Fitzpatrick and her husband gave up their jobs, and with their two daughters in tow, moved to Michigan. She started on her PhD in agricultural and natural resource economics at Michigan State University.
When she started her doctoral program, one of her daughters was three, and the other was one. Five years later, as she was writing her dissertation, she also had a son. Fitzpatrick was the only woman in her program that was married and had children. She credits her completion of her PhD in part to stubbornness and persistence.
Fitzpatrick’s work has spanned Southeast Asia, the South Pacific, Latin America, Turkey, and parts of Africa. She had the same goal for every place she visited: to empower the communities there.
In Côte d’Ivoire, she worked with a community struggling with a fungus attacking their cocoa plants, the crop responsible for most of the nation’s income. But as Fitzpatrick visited villages and listened to the stories women were telling about their children, she discovered another problem.

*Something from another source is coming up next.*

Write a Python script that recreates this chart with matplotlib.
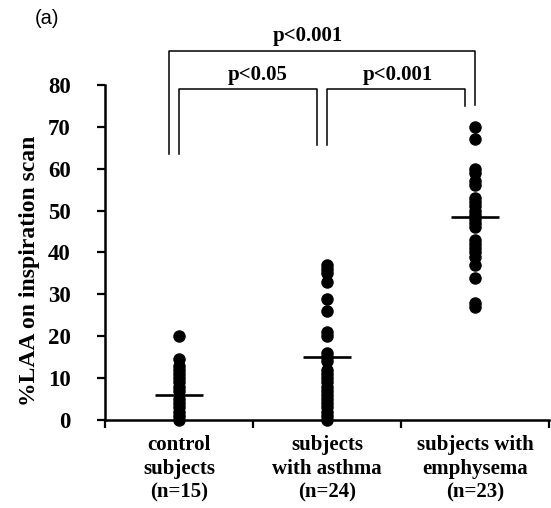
import matplotlib
matplotlib.use("Agg")
import matplotlib.pyplot as plt

# ---- data ----
categories = ["control\nsubjects\n(n=15)",
              "subjects\nwith asthma\n(n=24)",
              "subjects with\nemphysema\n(n=23)"]
control = [20, 14.5, 13, 12, 11, 10, 9, 8, 7, 5, 4, 3, 2, 1, 0]
asthma = [37, 36, 35, 33, 29, 26, 21, 20, 16, 15, 14, 12, 11, 10, 9, 8,
          7, 6, 5, 4, 3, 2, 1, 0]
emphysema = [70, 67, 60, 59, 57, 56, 53, 52, 51, 50, 49, 48, 47, 46, 43,
             42, 41, 40, 39, 37, 34, 28, 27]
center_lines = [6, 15, 48.5]
p_labels = ["p<0.05", "p<0.001", "p<0.001"]
y_ticks = [0, 10, 20, 30, 40, 50, 60, 70, 80]

groups = [control, asthma, emphysema]

serif = "Liberation Serif"

fig = plt.figure(figsize=(5.51, 5.08), dpi=100)
ax = fig.add_axes([105 / 551, 88 / 508, 444 / 551, 335 / 508])

for i, vals in enumerate(groups):
    xs = [i + 0.5] * len(vals)
    ax.plot(xs, vals, "o", color="black", markersize=9, markeredgewidth=0,
            clip_on=False, zorder=3)
    ax.hlines(center_lines[i], i + 0.5 - 0.16, i + 0.5 + 0.16,
              color="black", linewidth=1.9, zorder=4)

ax.set_xlim(0, 3)
ax.set_ylim(0, 80)
ax.set_yticks(y_ticks)
ax.set_yticklabels([str(t) for t in y_ticks], fontfamily=serif,
                   fontweight="bold", fontsize=16.5)
ax.set_xticks([0, 1, 2, 3])
ax.set_xticklabels([])
ax.set_xticks([0.5, 1.5, 2.5], minor=True)
ax.set_xticklabels(categories, minor=True, fontfamily=serif,
                   fontweight="bold", fontsize=15, linespacing=1.25)
ax.tick_params(axis="x", which="minor", length=0, pad=11)
ax.tick_params(axis="x", which="major", direction="out", length=5.5, width=1.6)
ax.tick_params(axis="y", direction="out", length=5.5, width=1.6, pad=19)

for s in ["top", "right"]:
    ax.spines[s].set_visible(False)
for s in ["left", "bottom"]:
    ax.spines[s].set_linewidth(1.8)

ax.set_ylabel("%LAA on inspiration scan", fontfamily=serif,
              fontweight="bold", fontsize=17)
ax.yaxis.set_label_coords(-0.147, 0.445)

# significance brackets
bk = dict(color="black", linewidth=1.1, clip_on=False)
# control vs asthma
ax.plot([0.50, 0.50, 1.43, 1.43], [63.5, 79.0, 79.0, 65.7], **bk)
# asthma vs emphysema
ax.plot([1.50, 1.50, 2.43, 2.43], [65.7, 79.0, 79.0, 75.0], **bk)
# control vs emphysema
ax.plot([0.43, 0.43, 2.50, 2.50], [63.5, 88.1, 88.1, 75.2], **bk)

tk = dict(fontfamily=serif, fontweight="bold", fontsize=15,
          ha="center", va="center", clip_on=False)
ax.text(1.03, 82.4, p_labels[0], **tk)
ax.text(1.98, 82.4, p_labels[1], **tk)
ax.text(1.37, 91.6, p_labels[2], **tk)

fig.text(47 / 551, 1 - 18 / 508, "(a)", fontfamily="Liberation Sans",
         fontsize=14.5, ha="center", va="center")

fig.savefig("out.png", dpi=100)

The women kept telling her, “Our children get sick when it rains.” At first, these seemed like disjointed problems, but as Fitzpatrick kept listening she discovered the root of the issue. While playing in puddles after it rained, the children were exposed to parasites, which then drained them of their nutrients.
Because someone was listening to them, the women could engage in telling their stories. And because of these stories, Fitzpatrick was able to help them find solutions: flip flops for the children when it rained and routinely cleaning the streets.
From these few simple adjustments, the children started absorbing food again.
As an instructor, Fitzpatrick hopes to empower her students to see themselves as capable of being drivers of change. Before arriving at the CHC, she taught for the State University of New York, the University of Arkansas, and Merrimack College.
This fall, she’s teaching a Honors College class on solving the global problems of the 21st century, as well as an upper-level class on research methods for environmental issues.
“It’s so easy to get wrapped up in our own career ambitions. But, you know, at the end of the day, what have you achieved? Do you have a nice couch? Or have you made a difference, even a small difference?
“There are a lot of ways you can use your talents, your energy, and your privilege to help solve these problems,” Fitzpatrick says. “I hope as a faculty member, I can help make those connections to see where you can contribute to the common good.”